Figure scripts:
..........
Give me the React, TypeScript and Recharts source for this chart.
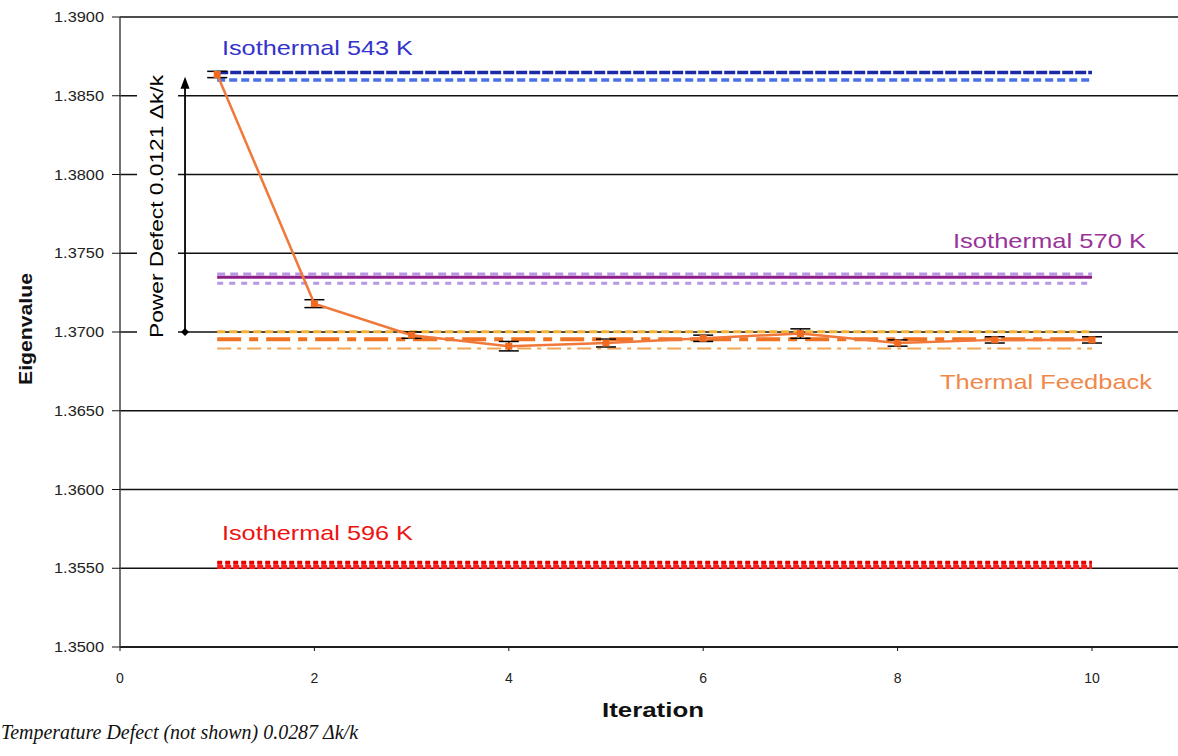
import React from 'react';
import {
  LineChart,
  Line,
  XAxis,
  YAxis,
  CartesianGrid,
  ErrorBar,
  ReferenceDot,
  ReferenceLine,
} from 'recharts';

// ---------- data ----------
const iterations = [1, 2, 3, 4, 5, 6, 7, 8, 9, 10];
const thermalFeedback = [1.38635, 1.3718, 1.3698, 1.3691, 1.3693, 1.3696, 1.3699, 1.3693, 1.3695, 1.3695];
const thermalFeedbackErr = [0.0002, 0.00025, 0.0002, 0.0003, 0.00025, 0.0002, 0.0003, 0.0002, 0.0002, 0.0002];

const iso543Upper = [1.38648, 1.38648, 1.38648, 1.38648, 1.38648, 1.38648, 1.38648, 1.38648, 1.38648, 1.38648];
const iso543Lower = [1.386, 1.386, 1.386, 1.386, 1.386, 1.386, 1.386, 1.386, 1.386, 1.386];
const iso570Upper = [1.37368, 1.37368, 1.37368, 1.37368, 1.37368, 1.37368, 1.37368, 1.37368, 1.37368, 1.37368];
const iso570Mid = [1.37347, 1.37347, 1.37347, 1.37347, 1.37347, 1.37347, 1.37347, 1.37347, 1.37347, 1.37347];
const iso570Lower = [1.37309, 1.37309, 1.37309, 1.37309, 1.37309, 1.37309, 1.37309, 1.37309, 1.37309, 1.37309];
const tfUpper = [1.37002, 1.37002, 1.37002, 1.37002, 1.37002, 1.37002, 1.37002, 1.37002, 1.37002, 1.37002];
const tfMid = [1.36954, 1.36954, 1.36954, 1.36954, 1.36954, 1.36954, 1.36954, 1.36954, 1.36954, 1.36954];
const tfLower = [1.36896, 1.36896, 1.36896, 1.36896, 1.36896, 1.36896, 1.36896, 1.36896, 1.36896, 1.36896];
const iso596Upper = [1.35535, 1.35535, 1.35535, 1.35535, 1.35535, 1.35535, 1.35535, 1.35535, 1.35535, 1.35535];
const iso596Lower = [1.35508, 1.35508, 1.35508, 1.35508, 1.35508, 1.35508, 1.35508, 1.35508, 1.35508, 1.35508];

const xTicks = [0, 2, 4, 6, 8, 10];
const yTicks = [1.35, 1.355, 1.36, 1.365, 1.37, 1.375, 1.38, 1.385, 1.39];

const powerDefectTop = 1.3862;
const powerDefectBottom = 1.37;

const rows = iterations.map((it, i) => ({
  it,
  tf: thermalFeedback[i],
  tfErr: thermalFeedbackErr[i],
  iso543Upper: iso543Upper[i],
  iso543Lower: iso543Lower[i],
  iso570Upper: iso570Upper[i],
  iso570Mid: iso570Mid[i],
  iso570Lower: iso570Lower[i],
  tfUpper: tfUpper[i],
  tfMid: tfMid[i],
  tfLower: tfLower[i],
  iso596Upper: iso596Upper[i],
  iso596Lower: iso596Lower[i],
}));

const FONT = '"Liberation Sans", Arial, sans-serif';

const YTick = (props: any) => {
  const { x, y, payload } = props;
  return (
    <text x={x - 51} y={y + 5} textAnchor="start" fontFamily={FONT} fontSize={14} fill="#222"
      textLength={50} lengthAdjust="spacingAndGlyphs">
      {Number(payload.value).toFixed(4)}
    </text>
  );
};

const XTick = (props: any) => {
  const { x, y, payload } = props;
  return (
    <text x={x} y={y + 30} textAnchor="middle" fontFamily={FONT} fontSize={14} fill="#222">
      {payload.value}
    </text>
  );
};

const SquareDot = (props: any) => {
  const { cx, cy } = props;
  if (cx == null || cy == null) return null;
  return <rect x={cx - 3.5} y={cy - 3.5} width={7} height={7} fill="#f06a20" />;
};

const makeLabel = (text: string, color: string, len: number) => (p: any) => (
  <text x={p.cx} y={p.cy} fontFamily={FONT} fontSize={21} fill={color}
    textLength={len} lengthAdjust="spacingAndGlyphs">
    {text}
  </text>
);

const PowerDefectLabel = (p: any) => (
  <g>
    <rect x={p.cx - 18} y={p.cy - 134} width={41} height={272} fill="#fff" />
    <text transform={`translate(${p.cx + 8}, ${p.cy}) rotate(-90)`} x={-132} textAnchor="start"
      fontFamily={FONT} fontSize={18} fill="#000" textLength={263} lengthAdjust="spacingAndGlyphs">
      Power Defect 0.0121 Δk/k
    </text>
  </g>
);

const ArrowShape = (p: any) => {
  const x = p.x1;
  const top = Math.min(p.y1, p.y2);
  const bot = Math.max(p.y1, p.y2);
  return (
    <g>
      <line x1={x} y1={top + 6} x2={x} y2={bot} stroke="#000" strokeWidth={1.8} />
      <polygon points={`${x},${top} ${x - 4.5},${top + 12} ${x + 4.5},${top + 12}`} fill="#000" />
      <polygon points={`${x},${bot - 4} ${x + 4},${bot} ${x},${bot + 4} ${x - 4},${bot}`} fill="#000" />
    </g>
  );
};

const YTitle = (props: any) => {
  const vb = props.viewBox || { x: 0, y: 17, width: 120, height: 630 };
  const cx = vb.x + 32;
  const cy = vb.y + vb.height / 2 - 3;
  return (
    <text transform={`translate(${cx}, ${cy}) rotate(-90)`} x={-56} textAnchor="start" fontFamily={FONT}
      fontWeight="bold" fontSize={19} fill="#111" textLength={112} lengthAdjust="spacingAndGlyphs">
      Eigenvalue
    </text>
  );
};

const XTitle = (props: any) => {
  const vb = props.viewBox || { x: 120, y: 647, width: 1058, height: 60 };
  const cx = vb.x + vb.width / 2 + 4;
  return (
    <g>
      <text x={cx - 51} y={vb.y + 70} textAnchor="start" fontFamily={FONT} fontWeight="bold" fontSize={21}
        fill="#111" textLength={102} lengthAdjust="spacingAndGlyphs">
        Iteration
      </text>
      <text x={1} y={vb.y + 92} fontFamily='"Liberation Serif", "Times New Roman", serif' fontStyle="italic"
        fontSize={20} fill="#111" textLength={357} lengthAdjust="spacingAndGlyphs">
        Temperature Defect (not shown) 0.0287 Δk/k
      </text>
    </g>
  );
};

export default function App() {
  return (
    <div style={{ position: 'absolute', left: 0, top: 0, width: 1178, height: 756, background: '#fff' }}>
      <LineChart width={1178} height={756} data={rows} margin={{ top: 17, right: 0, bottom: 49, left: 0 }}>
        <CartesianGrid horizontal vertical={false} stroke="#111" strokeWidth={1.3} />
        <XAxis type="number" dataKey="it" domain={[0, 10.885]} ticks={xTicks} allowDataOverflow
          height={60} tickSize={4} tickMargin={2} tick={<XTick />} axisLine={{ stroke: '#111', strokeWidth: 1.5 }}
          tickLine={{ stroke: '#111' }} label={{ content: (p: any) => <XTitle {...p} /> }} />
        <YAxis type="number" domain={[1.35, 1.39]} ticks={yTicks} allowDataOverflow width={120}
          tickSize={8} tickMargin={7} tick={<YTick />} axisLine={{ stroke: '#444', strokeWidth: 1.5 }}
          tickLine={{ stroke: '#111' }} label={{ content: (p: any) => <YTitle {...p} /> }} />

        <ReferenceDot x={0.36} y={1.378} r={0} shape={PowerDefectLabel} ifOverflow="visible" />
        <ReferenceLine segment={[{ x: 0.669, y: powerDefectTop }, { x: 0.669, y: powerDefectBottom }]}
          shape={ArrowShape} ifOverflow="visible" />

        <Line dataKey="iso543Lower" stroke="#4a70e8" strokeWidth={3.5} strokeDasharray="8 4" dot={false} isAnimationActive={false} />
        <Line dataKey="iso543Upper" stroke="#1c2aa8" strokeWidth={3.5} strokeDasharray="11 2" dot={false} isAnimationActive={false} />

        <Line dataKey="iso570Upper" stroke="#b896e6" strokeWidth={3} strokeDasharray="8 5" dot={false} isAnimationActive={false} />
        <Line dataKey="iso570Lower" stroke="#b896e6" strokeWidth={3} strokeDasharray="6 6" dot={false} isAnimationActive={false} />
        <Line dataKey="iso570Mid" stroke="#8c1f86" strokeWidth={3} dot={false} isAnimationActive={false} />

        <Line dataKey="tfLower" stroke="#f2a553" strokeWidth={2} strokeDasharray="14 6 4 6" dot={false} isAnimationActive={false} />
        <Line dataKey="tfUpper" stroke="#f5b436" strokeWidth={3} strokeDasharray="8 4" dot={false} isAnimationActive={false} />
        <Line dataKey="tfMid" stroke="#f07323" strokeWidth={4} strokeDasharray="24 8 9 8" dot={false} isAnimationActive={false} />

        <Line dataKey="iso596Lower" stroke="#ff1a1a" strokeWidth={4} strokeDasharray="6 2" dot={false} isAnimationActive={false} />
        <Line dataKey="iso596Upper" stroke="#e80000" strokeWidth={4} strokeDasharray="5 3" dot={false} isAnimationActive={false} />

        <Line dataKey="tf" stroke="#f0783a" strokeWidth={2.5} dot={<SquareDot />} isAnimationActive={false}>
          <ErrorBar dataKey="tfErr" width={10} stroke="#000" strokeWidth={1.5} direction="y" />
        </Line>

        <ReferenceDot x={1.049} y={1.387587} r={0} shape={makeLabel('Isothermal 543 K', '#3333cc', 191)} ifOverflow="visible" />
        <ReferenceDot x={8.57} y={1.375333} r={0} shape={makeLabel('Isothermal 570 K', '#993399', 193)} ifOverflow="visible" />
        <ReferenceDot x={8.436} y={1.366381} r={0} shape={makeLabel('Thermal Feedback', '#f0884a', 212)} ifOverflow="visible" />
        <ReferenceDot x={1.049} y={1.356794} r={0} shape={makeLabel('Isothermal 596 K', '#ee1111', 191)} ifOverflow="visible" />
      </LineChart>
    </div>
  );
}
..........
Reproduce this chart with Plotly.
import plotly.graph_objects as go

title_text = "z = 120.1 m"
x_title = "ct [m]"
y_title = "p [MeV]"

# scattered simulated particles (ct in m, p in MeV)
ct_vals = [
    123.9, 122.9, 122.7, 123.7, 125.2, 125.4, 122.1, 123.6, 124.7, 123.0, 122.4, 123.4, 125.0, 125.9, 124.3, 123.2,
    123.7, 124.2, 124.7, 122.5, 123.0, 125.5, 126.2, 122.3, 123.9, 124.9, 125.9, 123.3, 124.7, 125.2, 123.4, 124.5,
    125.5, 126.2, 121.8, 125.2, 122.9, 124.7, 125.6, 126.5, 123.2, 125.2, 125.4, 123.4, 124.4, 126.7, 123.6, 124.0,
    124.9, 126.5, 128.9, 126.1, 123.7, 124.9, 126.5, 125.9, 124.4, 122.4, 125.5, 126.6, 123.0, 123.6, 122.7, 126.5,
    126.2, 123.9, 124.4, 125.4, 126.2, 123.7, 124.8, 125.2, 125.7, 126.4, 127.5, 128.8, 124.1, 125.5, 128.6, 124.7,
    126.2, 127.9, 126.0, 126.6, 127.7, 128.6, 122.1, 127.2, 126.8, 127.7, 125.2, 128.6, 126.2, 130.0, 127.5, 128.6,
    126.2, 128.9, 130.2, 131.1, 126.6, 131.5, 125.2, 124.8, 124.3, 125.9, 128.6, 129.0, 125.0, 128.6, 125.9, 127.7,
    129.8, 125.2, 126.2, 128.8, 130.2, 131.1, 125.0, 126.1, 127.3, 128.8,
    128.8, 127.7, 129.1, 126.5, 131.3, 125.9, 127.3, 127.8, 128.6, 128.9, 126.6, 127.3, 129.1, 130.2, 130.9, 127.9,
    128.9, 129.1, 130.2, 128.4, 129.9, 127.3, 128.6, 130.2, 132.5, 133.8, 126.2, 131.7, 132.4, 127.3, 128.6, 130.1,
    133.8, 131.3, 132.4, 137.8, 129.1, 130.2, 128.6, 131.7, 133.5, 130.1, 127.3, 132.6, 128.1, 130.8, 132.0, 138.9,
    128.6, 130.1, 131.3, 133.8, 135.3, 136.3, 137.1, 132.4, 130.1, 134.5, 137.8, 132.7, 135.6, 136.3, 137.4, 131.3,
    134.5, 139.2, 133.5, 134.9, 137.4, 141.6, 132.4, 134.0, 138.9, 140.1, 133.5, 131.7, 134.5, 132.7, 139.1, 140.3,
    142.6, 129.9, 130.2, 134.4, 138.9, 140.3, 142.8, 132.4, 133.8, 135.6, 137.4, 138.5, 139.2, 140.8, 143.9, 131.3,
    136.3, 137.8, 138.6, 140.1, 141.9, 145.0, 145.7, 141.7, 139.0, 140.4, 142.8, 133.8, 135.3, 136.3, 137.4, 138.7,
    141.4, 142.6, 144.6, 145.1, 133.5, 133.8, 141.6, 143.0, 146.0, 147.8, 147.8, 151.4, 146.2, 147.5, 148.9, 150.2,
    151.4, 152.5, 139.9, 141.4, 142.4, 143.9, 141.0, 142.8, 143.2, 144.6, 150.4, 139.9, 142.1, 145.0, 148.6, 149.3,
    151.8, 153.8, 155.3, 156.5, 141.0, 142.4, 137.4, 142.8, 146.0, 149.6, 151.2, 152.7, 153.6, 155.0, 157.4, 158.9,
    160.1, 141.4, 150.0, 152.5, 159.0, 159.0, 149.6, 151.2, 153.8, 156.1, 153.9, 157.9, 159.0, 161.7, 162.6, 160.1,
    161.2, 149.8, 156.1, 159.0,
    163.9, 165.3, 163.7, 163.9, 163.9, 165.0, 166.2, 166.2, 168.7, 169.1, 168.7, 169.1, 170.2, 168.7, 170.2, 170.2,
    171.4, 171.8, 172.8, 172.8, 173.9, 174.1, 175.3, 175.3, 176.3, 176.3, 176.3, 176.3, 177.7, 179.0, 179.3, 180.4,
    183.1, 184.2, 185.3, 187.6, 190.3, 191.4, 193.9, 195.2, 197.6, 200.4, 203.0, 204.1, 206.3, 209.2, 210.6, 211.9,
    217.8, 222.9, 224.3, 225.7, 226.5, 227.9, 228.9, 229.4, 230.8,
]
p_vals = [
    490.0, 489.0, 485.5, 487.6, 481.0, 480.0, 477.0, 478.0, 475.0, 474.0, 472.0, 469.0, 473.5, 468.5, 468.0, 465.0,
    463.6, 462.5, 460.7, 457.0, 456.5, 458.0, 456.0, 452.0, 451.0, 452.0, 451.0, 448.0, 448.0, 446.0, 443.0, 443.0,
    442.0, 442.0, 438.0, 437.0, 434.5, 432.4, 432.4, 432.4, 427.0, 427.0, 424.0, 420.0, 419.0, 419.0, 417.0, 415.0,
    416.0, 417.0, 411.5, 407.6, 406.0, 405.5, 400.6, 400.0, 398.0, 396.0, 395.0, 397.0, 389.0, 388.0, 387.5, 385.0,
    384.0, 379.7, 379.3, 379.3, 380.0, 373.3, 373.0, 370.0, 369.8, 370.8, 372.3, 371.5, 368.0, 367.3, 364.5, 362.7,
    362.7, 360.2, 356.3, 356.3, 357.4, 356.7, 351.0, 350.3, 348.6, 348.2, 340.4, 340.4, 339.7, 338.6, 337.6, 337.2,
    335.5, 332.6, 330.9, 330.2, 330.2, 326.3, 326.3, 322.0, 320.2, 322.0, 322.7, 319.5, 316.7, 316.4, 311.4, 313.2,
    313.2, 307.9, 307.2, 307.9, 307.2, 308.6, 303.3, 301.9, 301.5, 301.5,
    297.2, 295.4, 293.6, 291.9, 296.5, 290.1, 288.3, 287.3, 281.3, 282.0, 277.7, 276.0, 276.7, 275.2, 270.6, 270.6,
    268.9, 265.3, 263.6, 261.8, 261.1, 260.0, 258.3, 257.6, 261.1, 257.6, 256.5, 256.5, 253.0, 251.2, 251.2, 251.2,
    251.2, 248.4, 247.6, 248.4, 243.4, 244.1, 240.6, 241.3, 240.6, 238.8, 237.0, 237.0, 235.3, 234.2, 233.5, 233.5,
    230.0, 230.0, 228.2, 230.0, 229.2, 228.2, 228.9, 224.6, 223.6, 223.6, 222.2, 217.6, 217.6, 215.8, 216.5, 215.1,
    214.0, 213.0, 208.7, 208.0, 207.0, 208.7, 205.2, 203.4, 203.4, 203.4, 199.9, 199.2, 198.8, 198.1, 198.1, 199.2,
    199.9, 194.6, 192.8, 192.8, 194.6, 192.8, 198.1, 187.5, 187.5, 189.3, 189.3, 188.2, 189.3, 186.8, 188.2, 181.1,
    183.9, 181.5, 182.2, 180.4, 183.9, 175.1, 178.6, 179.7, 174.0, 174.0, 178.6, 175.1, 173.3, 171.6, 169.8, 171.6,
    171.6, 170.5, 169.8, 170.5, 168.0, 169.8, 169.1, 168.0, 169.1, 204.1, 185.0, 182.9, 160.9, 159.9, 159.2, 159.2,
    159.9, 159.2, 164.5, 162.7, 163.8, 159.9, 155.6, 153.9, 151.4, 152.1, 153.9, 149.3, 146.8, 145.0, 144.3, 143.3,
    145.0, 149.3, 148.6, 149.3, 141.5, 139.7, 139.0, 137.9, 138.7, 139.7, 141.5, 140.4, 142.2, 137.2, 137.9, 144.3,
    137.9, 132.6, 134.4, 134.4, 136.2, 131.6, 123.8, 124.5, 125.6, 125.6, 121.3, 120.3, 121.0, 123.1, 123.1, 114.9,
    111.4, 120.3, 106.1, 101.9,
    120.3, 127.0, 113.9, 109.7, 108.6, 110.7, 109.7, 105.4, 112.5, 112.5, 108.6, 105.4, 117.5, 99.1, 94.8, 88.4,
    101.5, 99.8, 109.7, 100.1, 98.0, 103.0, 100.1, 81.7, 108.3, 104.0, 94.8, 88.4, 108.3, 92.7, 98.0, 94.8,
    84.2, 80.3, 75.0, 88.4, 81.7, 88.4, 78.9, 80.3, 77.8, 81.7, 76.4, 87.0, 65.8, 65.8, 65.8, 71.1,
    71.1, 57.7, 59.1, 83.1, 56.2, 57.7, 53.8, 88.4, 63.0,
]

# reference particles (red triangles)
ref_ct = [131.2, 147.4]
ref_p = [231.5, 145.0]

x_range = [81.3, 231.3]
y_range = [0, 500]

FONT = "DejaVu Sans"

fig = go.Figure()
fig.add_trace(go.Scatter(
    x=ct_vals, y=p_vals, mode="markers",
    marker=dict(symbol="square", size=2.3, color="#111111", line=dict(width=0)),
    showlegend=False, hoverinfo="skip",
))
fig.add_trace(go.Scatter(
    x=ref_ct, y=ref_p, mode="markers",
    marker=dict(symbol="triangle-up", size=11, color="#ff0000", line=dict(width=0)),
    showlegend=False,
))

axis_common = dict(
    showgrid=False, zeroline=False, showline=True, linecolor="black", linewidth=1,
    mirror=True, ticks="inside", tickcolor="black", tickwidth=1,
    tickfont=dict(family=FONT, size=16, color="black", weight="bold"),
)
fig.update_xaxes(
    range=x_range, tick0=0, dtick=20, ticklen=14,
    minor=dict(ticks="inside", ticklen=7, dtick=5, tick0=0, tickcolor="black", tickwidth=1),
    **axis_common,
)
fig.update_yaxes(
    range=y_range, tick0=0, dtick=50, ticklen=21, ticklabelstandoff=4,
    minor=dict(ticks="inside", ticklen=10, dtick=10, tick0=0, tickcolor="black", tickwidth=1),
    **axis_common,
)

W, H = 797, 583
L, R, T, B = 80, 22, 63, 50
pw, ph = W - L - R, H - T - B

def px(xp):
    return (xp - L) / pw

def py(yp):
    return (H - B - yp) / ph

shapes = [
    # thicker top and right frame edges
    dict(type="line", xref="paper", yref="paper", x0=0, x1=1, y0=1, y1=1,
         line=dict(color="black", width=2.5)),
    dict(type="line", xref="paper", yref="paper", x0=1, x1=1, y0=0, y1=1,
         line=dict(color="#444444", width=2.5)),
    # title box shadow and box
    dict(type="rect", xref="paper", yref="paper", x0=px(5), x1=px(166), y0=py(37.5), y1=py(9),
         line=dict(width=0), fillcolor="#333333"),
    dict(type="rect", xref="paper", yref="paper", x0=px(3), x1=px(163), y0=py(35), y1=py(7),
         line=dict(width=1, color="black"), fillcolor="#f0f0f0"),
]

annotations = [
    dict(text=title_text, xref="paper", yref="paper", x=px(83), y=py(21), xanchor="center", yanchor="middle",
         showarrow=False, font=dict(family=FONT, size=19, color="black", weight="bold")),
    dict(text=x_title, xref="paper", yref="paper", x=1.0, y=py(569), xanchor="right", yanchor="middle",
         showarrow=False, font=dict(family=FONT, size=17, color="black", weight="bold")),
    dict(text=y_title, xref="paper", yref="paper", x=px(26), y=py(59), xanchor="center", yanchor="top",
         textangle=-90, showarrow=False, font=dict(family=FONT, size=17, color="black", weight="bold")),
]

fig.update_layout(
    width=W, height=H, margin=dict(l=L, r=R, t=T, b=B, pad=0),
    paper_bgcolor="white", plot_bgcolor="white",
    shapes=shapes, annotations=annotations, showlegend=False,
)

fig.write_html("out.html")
..........
▶ **Prompt**:
For the material above, give again only the lines starting at the line that contains "Give me the" and ending at the line that contains "0.0002, 0.0002, 0.0002];". Pictures do not belong in the copy.

▶ **Correct result**:
Give me the React, TypeScript and Recharts source for this chart.
import React from 'react';
import {
  LineChart,
  Line,
  XAxis,
  YAxis,
  CartesianGrid,
  ErrorBar,
  ReferenceDot,
  ReferenceLine,
} from 'recharts';

// ---------- data ----------
const iterations = [1, 2, 3, 4, 5, 6, 7, 8, 9, 10];
const thermalFeedback = [1.38635, 1.3718, 1.3698, 1.3691, 1.3693, 1.3696, 1.3699, 1.3693, 1.3695, 1.3695];
const thermalFeedbackErr = [0.0002, 0.00025, 0.0002, 0.0003, 0.00025, 0.0002, 0.0003, 0.0002, 0.0002, 0.0002];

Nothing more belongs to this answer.